This explains why it in some cases can be more efficient to run several SMP VM’s
with one scheduler each instead on one SMP VM with several schedulers
. Of course
the running of several VM’s require that the application can run in many parallel tasks
which has no or very little communication with each other.

Now this paragraph is confusing me; I can see the uni-process multiple scheduler scenario, but I am failing to see multiple processes with a single scheduler; Presumably each process would have a different node name, and this would mean a certain application, without modification, cannot be used with this model; the virtue of not requiring modification has been mentioned as a key feature of SMP in the report. If the multiple processes have the same node names, than performance would be disastrous due to inter-Erlang-process messaging storms — this assume the use of in-memory amnesia. Is there some process model that is not introduced in the article and that I am missing here ?

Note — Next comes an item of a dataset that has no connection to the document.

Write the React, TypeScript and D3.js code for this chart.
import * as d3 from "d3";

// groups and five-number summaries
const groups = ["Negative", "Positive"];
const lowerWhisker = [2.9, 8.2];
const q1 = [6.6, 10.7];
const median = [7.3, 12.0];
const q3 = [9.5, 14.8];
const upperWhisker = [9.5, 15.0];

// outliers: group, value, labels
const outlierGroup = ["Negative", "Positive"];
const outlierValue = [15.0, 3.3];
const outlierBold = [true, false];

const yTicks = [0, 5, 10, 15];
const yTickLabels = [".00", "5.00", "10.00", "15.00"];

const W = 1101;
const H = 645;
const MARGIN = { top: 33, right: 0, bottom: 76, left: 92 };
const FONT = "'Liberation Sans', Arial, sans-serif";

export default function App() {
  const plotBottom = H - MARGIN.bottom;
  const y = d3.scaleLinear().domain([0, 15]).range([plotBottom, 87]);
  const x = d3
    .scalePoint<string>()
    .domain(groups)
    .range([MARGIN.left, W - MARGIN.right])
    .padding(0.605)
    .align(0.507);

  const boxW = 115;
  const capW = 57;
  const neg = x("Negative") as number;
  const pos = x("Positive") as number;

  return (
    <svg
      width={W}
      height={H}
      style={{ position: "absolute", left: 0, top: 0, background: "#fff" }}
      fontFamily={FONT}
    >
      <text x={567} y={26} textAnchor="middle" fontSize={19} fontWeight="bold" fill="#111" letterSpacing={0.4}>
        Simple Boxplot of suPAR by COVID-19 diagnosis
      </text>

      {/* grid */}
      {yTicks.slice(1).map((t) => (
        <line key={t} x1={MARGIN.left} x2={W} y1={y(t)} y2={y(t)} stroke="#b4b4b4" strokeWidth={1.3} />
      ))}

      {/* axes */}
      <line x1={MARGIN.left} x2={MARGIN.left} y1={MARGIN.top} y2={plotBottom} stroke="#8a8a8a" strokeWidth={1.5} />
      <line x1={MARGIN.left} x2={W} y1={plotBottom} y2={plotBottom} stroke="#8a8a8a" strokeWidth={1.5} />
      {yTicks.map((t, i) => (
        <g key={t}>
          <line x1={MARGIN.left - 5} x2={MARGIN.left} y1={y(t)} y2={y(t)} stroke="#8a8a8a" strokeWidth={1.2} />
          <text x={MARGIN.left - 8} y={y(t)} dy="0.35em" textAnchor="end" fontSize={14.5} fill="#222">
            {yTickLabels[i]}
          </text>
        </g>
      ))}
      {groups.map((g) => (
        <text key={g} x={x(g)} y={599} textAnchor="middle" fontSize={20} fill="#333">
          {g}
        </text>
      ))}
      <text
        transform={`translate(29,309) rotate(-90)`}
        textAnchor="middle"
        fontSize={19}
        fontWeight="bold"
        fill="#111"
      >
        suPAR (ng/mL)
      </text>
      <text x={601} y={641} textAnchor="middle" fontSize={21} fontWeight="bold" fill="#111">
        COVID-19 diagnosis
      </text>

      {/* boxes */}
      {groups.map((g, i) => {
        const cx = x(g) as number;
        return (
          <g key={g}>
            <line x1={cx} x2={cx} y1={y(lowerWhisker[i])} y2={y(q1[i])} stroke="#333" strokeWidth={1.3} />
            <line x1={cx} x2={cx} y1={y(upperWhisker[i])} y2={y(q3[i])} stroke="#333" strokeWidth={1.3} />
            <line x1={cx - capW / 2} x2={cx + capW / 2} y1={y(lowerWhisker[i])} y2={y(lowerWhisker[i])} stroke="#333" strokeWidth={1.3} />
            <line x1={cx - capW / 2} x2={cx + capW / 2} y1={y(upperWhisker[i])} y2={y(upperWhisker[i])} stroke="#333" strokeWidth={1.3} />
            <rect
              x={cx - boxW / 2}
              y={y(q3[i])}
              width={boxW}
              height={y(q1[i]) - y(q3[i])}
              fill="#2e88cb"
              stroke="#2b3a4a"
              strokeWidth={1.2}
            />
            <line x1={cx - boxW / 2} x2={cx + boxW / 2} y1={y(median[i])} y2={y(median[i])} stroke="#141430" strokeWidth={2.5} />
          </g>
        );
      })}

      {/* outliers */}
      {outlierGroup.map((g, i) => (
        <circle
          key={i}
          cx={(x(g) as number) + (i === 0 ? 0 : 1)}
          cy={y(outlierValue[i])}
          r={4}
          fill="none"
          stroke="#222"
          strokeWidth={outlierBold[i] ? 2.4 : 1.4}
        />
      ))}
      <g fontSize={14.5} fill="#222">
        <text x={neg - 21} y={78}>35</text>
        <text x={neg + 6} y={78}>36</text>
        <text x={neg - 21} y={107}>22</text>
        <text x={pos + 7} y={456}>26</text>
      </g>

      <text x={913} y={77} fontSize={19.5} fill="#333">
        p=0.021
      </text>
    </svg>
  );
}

What is the author trying say here ? is he trying to suggest that an application would have to be rewritten (to take multiple unique node-names into account) for the multi-process single-scheduler case ?

— edit 1: Clarification of Source of Problem —

The question has been answered through discussion; the following is an outline of the trouble I had.

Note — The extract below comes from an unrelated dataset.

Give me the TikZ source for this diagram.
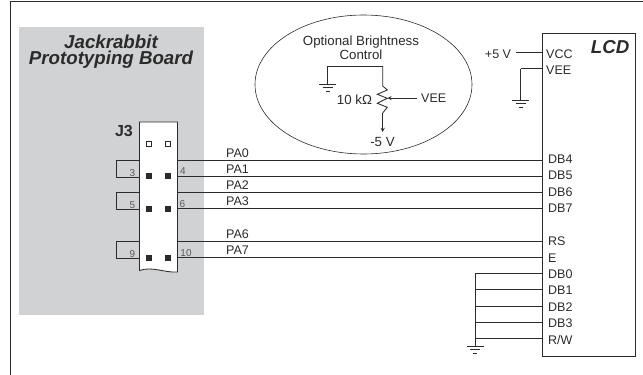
\documentclass[tikz,border=0pt]{standalone}
\usepackage{fontspec}
\setmainfont{Liberation Sans}
\definecolor{boardgray}{HTML}{D1D2D4}
\definecolor{inkgray}{HTML}{2B2B2B}
\tikzset{
	wire/.style={draw=inkgray, line width=0.85pt},
	lbl/.style={inner sep=0pt, text=inkgray, text height=9pt, text depth=0pt, font=\fontsize{12.5}{14}\selectfont},
	pinlbl/.style={inner sep=0pt, text=black!65, text height=7pt, text depth=0pt, font=\fontsize{10}{12}\selectfont},
	title/.style={inner sep=0pt, text=inkgray, align=center, font=\fontsize{18.7}{16}\selectfont\bfseries\itshape},
	pinsquare/.style={minimum size=5pt, inner sep=0pt, fill=inkgray, draw=inkgray},
	pinopen/.style={minimum size=4.5pt, inner sep=0pt, fill=white, draw=inkgray, line width=0.8pt}
}
\begin{document}
\begin{tikzpicture}[x=1pt,y=-1pt]
	\useasboundingbox (0,0) rectangle (643,375);
	%Frame
	%------------------------------------------------------
	\draw[line width=1pt, draw=inkgray] (643,1.5) -- (10.5,1.5) -- (10.5,375);

	%Board
	%------------------------------------------------------
	\fill[boardgray] (19,27) rectangle (204,315);
	\node[title] (BoardName) at (111,51.5) {Jackrabbit\\Prototyping Board};
	\node[inner sep=0pt, text=inkgray, font=\fontsize{16}{18}\selectfont\bfseries] (J3) at (124,131) {J3};

	%Header
	%------------------------------------------------------
	\filldraw[wire, fill=white] (139.5,122) -- (177.5,122) -- (177.5,272)
		.. controls (165,273) and (152,266) .. (139.5,270.5) -- cycle;
	\node[pinopen] (PinOneL) at (149,144) {};
	\node[pinopen] (PinOneR) at (168,144) {};
	\foreach \pinname/\y in {A/175.5, B/208.5, C/257.5} {
		\node[pinsquare] (Pin\pinname L) at (149,\y) {};
		\node[pinsquare] (Pin\pinname R) at (168,\y) {};
	}
	\node[pinlbl] (NumThree) at (132.5,173) {3};
	\node[pinlbl] (NumFour) at (183,170.5) {4};
	\node[pinlbl] (NumFive) at (132.5,205) {5};
	\node[pinlbl] (NumSix) at (182.5,204) {6};
	\node[pinlbl] (NumNine) at (132.5,253.5) {9};
	\node[pinlbl] (NumTen) at (186,253) {10};

	%Jumpers on header
	%------------------------------------------------------
	\foreach \ytop/\ybot in {160/177, 192.5/209, 241.5/258.5}
		\draw[wire] (139.5,\ytop) -- (116.5,\ytop) -- (116.5,\ybot) -- (139.5,\ybot);

	%LCD
	%------------------------------------------------------
	\draw[wire, line width=1pt] (542,33.5) rectangle (635.5,356.5);
	\node[title, anchor=east] (LCD) at (629.5,47) {LCD};
	\node[lbl, anchor=west] (VCC) at (546,53.5) {VCC};
	\node[lbl, anchor=west] (VEE) at (546,70) {VEE};
	\node[lbl] (FiveV) at (498,53.5) {+5 V};
	\draw[wire] (516,52.5) -- (542,52.5);

	%Wires from header to LCD
	%------------------------------------------------------
	\foreach \sig/\dbname/\y/\yy in {PA0/DB4/160/159, PA1/DB5/176.5/175, PA2/DB6/192.5/192, PA3/DB7/208.5/208, PA6/RS/241.5/241, PA7/E/257.5/258} {
		\draw[wire] (177.5,\y) -- (542,\y);
		\node[lbl, anchor=west] (\sig) at (226,\y-7.5) {\sig};
		\node[lbl, anchor=west] (\dbname) at (548,\yy) {\dbname};
	}

	%Tied low
	%------------------------------------------------------
	\foreach \dbname/\y/\yy in {DB0/273.5/274, DB1/289.5/290, DB2/306.5/307, DB3/322.5/323, R\slash W/338.5/339.5} {
		\draw[wire] (475,\y) -- (542,\y);
		\node[lbl, anchor=west] at (548,\yy) {\dbname};
	}
	\draw[wire] (475,273.5) -- (475,346);
	\draw[wire] (520.5,68.5) -- (542,68.5);
	\draw[wire] (520.5,68.5) -- (520.5,100);

	%Grounds
	%------------------------------------------------------
	\foreach \gx/\gy in {475/346, 520.5/100, 327.5/84} {
		\draw[wire] (\gx-8.5,\gy) -- (\gx+8.5,\gy);
		\draw[wire] (\gx-5,\gy+3.7) -- (\gx+5,\gy+3.7);
		\draw[wire] (\gx-2,\gy+7) -- (\gx+2,\gy+7);
	}

	%Brightness
	%------------------------------------------------------
	\draw[line width=0.6pt, draw=inkgray] (363.5,84.5) ellipse [x radius=108.5, y radius=69.5];
	\node[inner sep=0pt, text=inkgray, align=center, font=\fontsize{13.3}{14}\selectfont] (Brightness) at (361,48) {Optional Brightness\\Control};
	\node[lbl, font=\fontsize{13.3}{14}\selectfont] (Pot) at (354.5,100) {10 kΩ};
	\node[lbl, anchor=west] (PotVEE) at (421,98) {VEE};
	\node[lbl, font=\fontsize{13.3}{14}\selectfont] (MinusFive) at (382.5,142) {-5 V};
	\draw[wire] (327.5,84) -- (327.5,66.5) -- (382.7,66.5) -- (382.7,86)
		-- (387.3,90) -- (377.3,94.3) -- (387.3,98.3) -- (377.3,103.3) -- (387.3,107.3) -- (382.7,113);
	\draw[wire, -stealth] (382.7,113) -- (382.7,132);
	\draw[wire, -stealth] (417,98) -- (387.5,98);
\end{tikzpicture}
\end{document}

The issue for this question has been that the documentation, as I recall, does not touch on a scenario of running multiple Erlang emulators per physical machine — it has always been shown that the emulator represents your physical machine (in industrial usage); also, the scenario of having to explicitly partition a program for computational efficiency has never been considered. This sudden introduction has been the source of my woe.

The convention is still biased towards creating LOTS of processes and that the future holds many improvements for the SMP emulator for Erlang, and this means that single node per machine is still a very viable option assuming favourable application design.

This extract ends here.